By Sebastian, May 12, 2025 (updated May 17, 2025)
Adapted from an article for The Tumbleweed, a student publication at
St. John's College in Santa Fe.
Dredge
(Steam page)
is a videogame released in 2023 by Black Salt Games, where the player is a fisher in an expressionistic
interpretation of the Lovecraftian setting. All the genre staples are here: fish, creepy guys, creepy fish, the night.
Despite the horror elements of the setting, which are executed very well, the game is basically relaxing. You sail, catch fish, navigate five unique biomes with their own mechanical quirks, and follow quest-lines which lead you through these activities. During the nighttime, however, the rules of the game change, and you become the prey.
I am a game designer, so I will dig into what makes the game work. For more of a summary of the aesthetics of the game, a trailer will do a better job than an article ever could.
A concept which I find vital to the analysis of a game's design is game essence (ゲーム性 or gēmu-sei), which was coined by Masahiro Sakurai, the creator of Kirby and Super Smash Bros. The core idea of game essence is tension and relaxation, like dissonance and resolution in music. Game essence is not directly fun, but it can be an important part of fun. A game like Animal Crossing has low game essence. The level of tension in a session remains almost constant. Doom has high game essence, as stressors enter and exit awareness frequently.
Dredge, as I said, is a relaxing game to play. It has low game essence. I think one of its masterstrokes, however, is that it has controllable game essence. It achieves this by having several optional risk-and-reward systems in the game.
To speak of risk and reward, we need to determine what is risked and what is rewarded. Because the night is so dangerous, it is vital to keep your forays into the water between 6am-6pm, especially in the early-game. This makes time into a vital resource. There is, generally speaking, no mechanical cost to having to return to a dock: no fuel costs nor anything else which would spell a game-over scenario (this is the paradigm in other games like Sunless Sea). Rather, the only downside is that the player loses time, mostly in travel time between dock and fishing spots. Time is, in traditional videogames, one of two threats which can be held over a player, the other being emotional punishment.
I'll focus on the fish-catching. The game has several minigames for catching fish, but they all have the same core mechanic of timing. Press a button at the right times, and you get a speed boost to catching the fish. If you press a button at the wrong time, you are punished with a delay. If you do not press anything, then the process proceeds at a standard pace. This means that the fish-catching game is effectively optional. It has risk-and-reward wholly determined by player skill and will. The player is in charge of how much game essence they want as part of their experience. Want a perfectly relaxing experience? Sit back and let the fish come in. Otherwise, you have something to do and a reason to do it.
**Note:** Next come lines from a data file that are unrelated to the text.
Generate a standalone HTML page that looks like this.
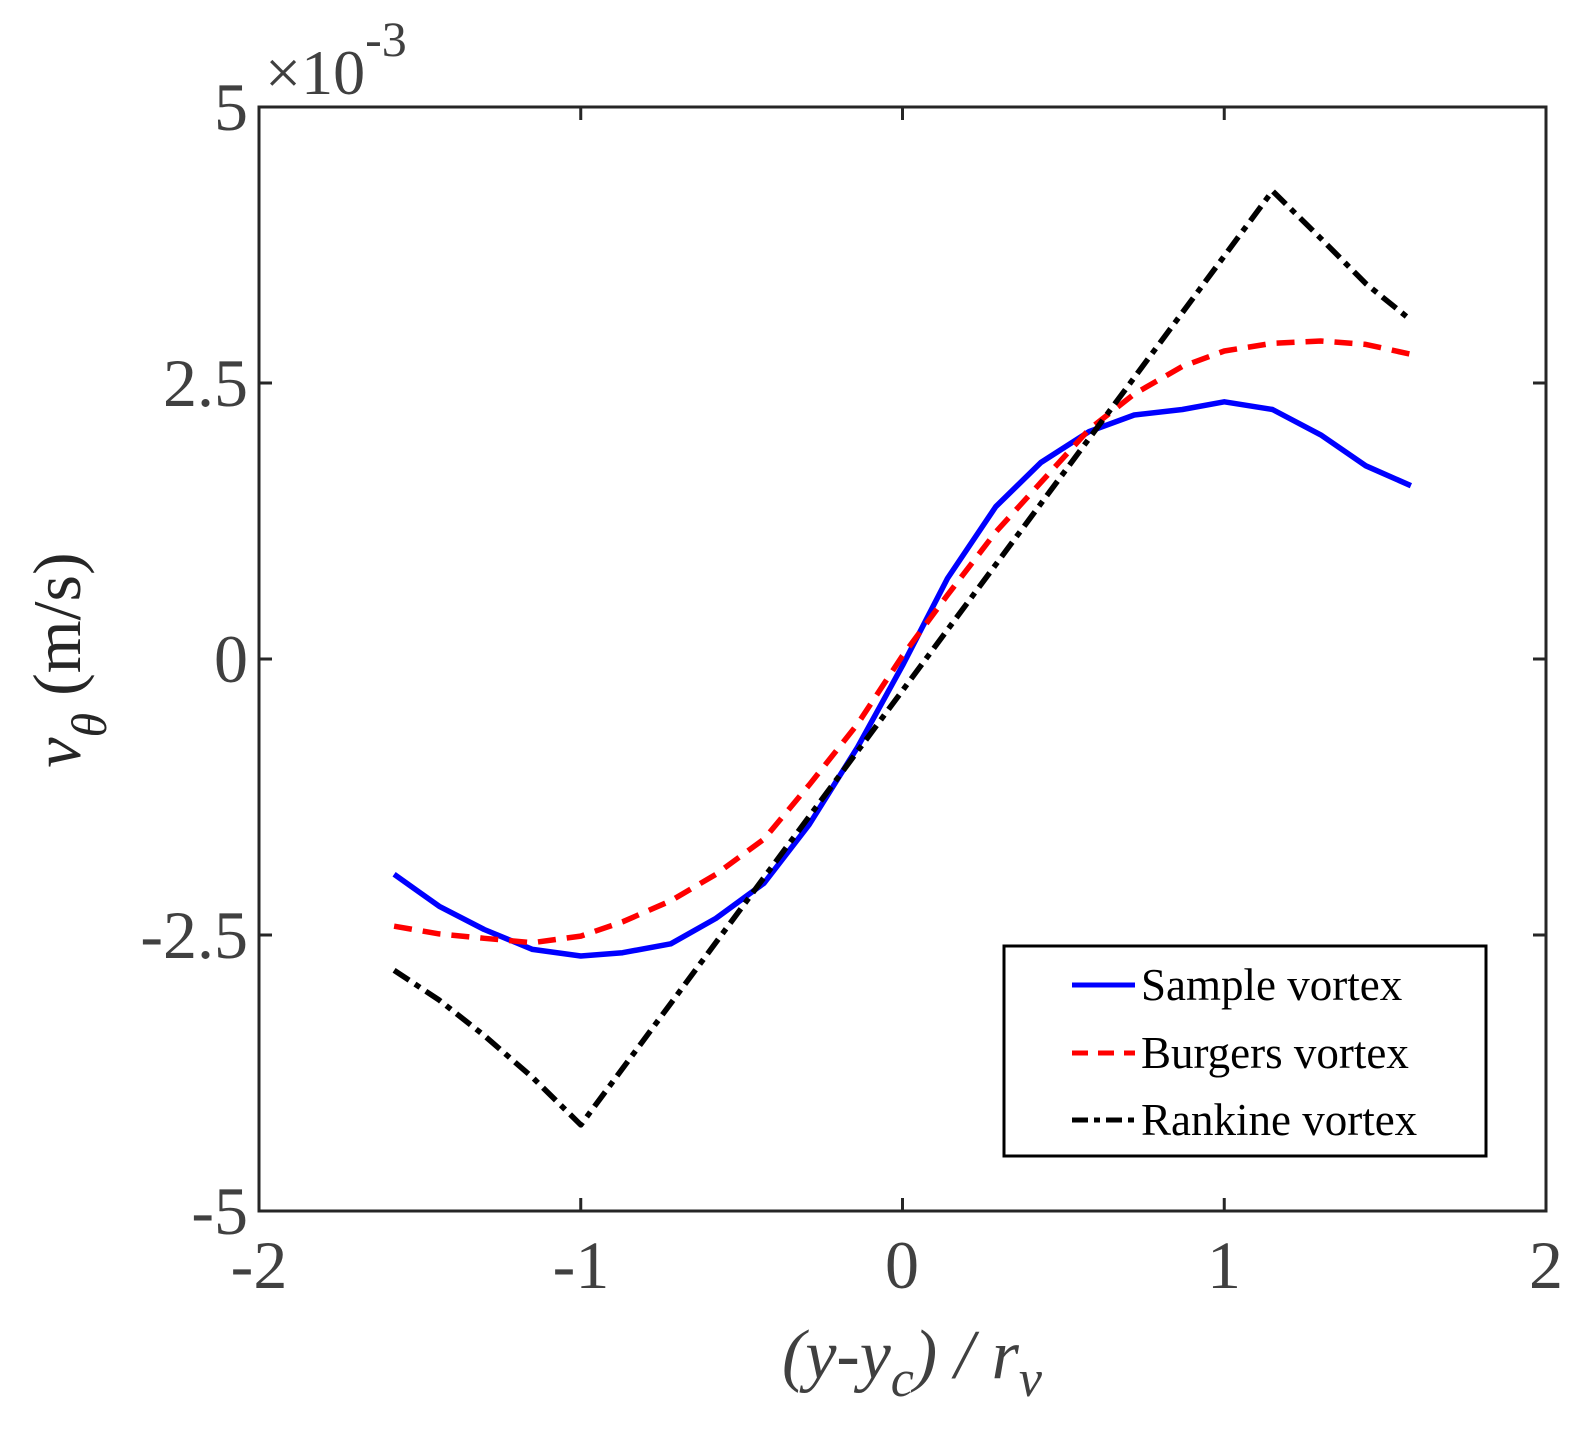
<!DOCTYPE html>
<html><head><meta charset="utf-8"><style>
html,body{margin:0;padding:0;background:#fff;}
svg{display:block;}
text{font-family:"Liberation Serif",serif;}
</style></head><body>
<svg id="s" width="1580" height="1436" viewBox="0 0 1580 1436" xmlns="http://www.w3.org/2000/svg">
<rect width="1580" height="1436" fill="#fff"/>
<g id="plot"></g>
<rect x="259" y="107" width="1287" height="1104" fill="none" stroke="#262626" stroke-width="3"/>
<g id="ticks" stroke="#262626" stroke-width="3"></g>
<g font-size="68" fill="#404040" text-anchor="middle">
<text x="259" y="1288">-2</text>
<text x="581" y="1288">-1</text>
<text x="902" y="1288">0</text>
<text x="1224" y="1288">1</text>
<text x="1546" y="1288">2</text>
</g>
<g font-size="68" fill="#404040" text-anchor="end">
<text x="248" y="130">5</text>
<text x="248" y="406">2.5</text>
<text x="248" y="682">0</text>
<text x="248" y="958">-2.5</text>
<text x="248" y="1234">-5</text>
</g>
<text x="265" y="94" font-size="64" fill="#404040">×10<tspan font-size="50" dy="-38">-3</tspan></text>
<text x="912" y="1378" font-size="70" fill="#404040" text-anchor="middle" font-style="italic">(y-y<tspan font-size="52" dy="18">c</tspan><tspan dy="-18">) / r</tspan><tspan font-size="52" dy="18">v</tspan></text>
<text transform="translate(80,660) rotate(-90)" font-size="68" fill="#262626" text-anchor="middle"><tspan font-style="italic">v</tspan><tspan font-style="italic" font-size="50" dy="26">θ</tspan><tspan dy="-26"> (m/s)</tspan></text>
<rect x="1004" y="946" width="482" height="210" fill="#fff" stroke="#000" stroke-width="3"/>
<line x1="1072" y1="985" x2="1135" y2="985" stroke="#0000ff" stroke-width="5"/>
<line x1="1072" y1="1053" x2="1135" y2="1053" stroke="#ff0000" stroke-width="5" stroke-dasharray="16,10"/>
<line x1="1072" y1="1120" x2="1135" y2="1120" stroke="#000" stroke-width="5" stroke-dasharray="16,6,6,6"/>
<g font-size="45" fill="#000">
<text x="1141" y="1000">Sample vortex</text>
<text x="1141" y="1068">Burgers vortex</text>
<text x="1141" y="1135">Rankine vortex</text>
</g>
</svg>
<script>
var X=function(x){return 259+(x+2)*321.75},Y=function(y){return 659-y*110.4};
var xs=[-1.58,-1.44,-1.3,-1.15,-1.0,-0.87,-0.72,-0.58,-0.43,-0.29,-0.14,0,0.14,0.29,0.43,0.58,0.72,0.87,1.0,1.15,1.3,1.44,1.58];
var blue=[-1.95,-2.24,-2.45,-2.63,-2.69,-2.66,-2.58,-2.35,-2.03,-1.5,-0.8,-0.06,0.73,1.38,1.78,2.06,2.21,2.26,2.33,2.26,2.03,1.75,1.57];
var red=[-2.42,-2.49,-2.53,-2.57,-2.51,-2.38,-2.19,-1.95,-1.63,-1.14,-0.59,0.03,0.58,1.15,1.6,2.08,2.4,2.65,2.79,2.86,2.88,2.85,2.76];
var blk=[[-1.58,-2.82],[-1.44,-3.09],[-1.3,-3.41],[-1.15,-3.79],[-1.0,-4.22],[1.15,4.24],[1.3,3.81],[1.44,3.4],[1.58,3.07]];
function pts(a){return a.map(function(p){return X(p[0]).toFixed(1)+","+Y(p[1]).toFixed(1)}).join(" ")}
var g=document.getElementById("plot"),ns="http://www.w3.org/2000/svg";
function pl(a,c,d){var e=document.createElementNS(ns,"polyline");e.setAttribute("points",pts(a));e.setAttribute("fill","none");e.setAttribute("stroke",c);e.setAttribute("stroke-width","5.5");e.setAttribute("stroke-linejoin","round");if(d)e.setAttribute("stroke-dasharray",d);g.appendChild(e);}
pl(xs.map(function(x,i){return [x,blue[i]]}),"#0000ff");
pl(xs.map(function(x,i){return [x,red[i]]}),"#ff0000","18,11");
pl(blk,"#000","18,7,6,7");
var t=document.getElementById("ticks"),h="";
[-1,0,1].forEach(function(v){var x=X(v);h+='<line x1="'+x+'" y1="1211" x2="'+x+'" y2="1198"/><line x1="'+x+'" y1="107" x2="'+x+'" y2="120"/>';});
[2.5,0,-2.5].forEach(function(v){var y=Y(v);h+='<line x1="259" y1="'+y+'" x2="272" y2="'+y+'"/><line x1="1546" y1="'+y+'" x2="1533" y2="'+y+'"/>';});
t.innerHTML=h;
</script>
</body></html>
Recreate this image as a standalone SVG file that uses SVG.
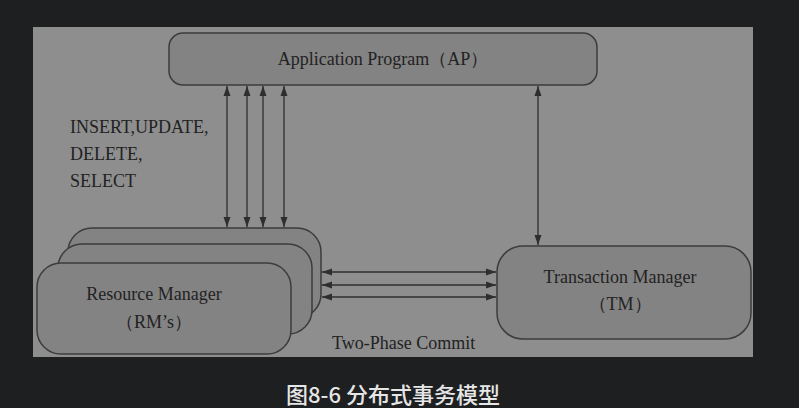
<svg xmlns="http://www.w3.org/2000/svg" width="799" height="408" viewBox="0 0 799 408">
<style>
.box{fill:#838383;stroke:#3c3c3c;stroke-width:1.5}
.t{font-family:"Liberation Serif","Times New Roman",serif;font-size:18px;fill:#222}
.c{stroke:#2e2e2e;stroke-width:1.3;fill:none;marker-start:url(#ah);marker-end:url(#ah)}
.cap{font-family:"Noto Sans CJK SC","Noto Sans",sans-serif;font-size:22px;font-weight:500;fill:#e6e6e6}
</style>
<defs>
<marker id="ah" viewBox="0 0 10 10" refX="10" refY="5" markerWidth="10" markerHeight="10" markerUnits="userSpaceOnUse" orient="auto-start-reverse">
<path d="M0,1.5 L10,5 L0,8.5 Z" fill="#2e2e2e"/>
</marker>
</defs>
<rect width="799" height="408" fill="#1e1f21"/>
<rect x="33" y="27" width="720" height="330" fill="#8e8e8e"/>
<g id="ap">
<rect class="box" x="169" y="33" width="428" height="52" rx="14"/>
<text class="t" x="383" y="65" text-anchor="middle" font-size="17.5">Application Program（AP）</text>
</g>
<g id="rm">
<rect class="box" x="68" y="228" width="253" height="90" rx="24"/>
<rect class="box" x="58" y="244" width="254" height="90" rx="24"/>
<rect class="box" x="37" y="263" width="254" height="91" rx="24"/>
<text class="t" x="154" y="300" text-anchor="middle">Resource Manager</text>
<text class="t" x="154" y="328" text-anchor="middle">（RM’s）</text>
</g>
<g id="tm">
<rect class="box" x="497" y="246" width="254" height="93" rx="26"/>
<text class="t" x="620" y="283" text-anchor="middle">Transaction Manager</text>
<text class="t" x="620" y="310" text-anchor="middle">（TM）</text>
</g>
<g id="labels">
<text class="t" x="70" y="133">INSERT,UPDATE,</text>
<text class="t" x="70" y="160">DELETE,</text>
<text class="t" x="70" y="187">SELECT</text>
<text class="t" x="332" y="349">Two-Phase Commit</text>
</g>
<g id="connectors">
<line class="c" x1="227" y1="227" x2="227" y2="86"/>
<line class="c" x1="247" y1="227" x2="247" y2="86"/>
<line class="c" x1="263" y1="227" x2="263" y2="86"/>
<line class="c" x1="284" y1="227" x2="284" y2="86"/>
<line class="c" x1="538" y1="245" x2="538" y2="86"/>
<line class="c" x1="322" y1="272" x2="496" y2="272"/>
<line class="c" x1="322" y1="285" x2="496" y2="285"/>
<line class="c" x1="322" y1="297" x2="496" y2="297"/>
</g>
<text class="cap" x="393" y="403" text-anchor="middle">图8-6 分布式事务模型</text>
</svg>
This allows Dredge to avoid the trap held by many relaxing games, which is boredom. Of course, different levels of game essence suit different players, hence the high popularity of “cozy” games among people who have not played many videogames and are not mechanically able to keep up with the demands of higher game essence games. This means that controllable game essence can be a great asset to a game and allow it to reach a wider audience than most games. I think that Dredge very elegantly implements its systems for player control of game essence without forcing the player to feel like they had to ask for help.
Now, I said earlier that game essence is not identical with fun. Indeed, the real fun in Dredge is the discovery of whatever twisted and monstrous fish comes next. Like Pokémon, you always want to find the next amazing monster design. When I played, I spent hours outside of the main quest just to track down all of the different fish. They each have excellent art and writing, such as this description for a fish called a “Voideye:”

“Inside its eye, a perpetual pattern repeats. Red cyclones meld through shimmering green swirls. The abyss burns through you.”
This, fundamentally, is the reward. After all, spending less time doing a task is not a reward; it's just less of a chore. You receive money for selling fish, but it is exploring the monster designs which is the real treat in this game. Money only serves as an intermediate tool to further reduce the time between new fish. Could you go through the wiki and look at the art and descriptions there? Of course. Game essence, however, adds an emotional investment into the process of the discovery of a new fish. A fish is something sought, fought for (or allowed to approach), and won.
Dredge ended up being one of the most memorable games I've played in the last few years, even though it's short. I would fully recommend it to anyone who wants a good way to spend a Saturday afternoon.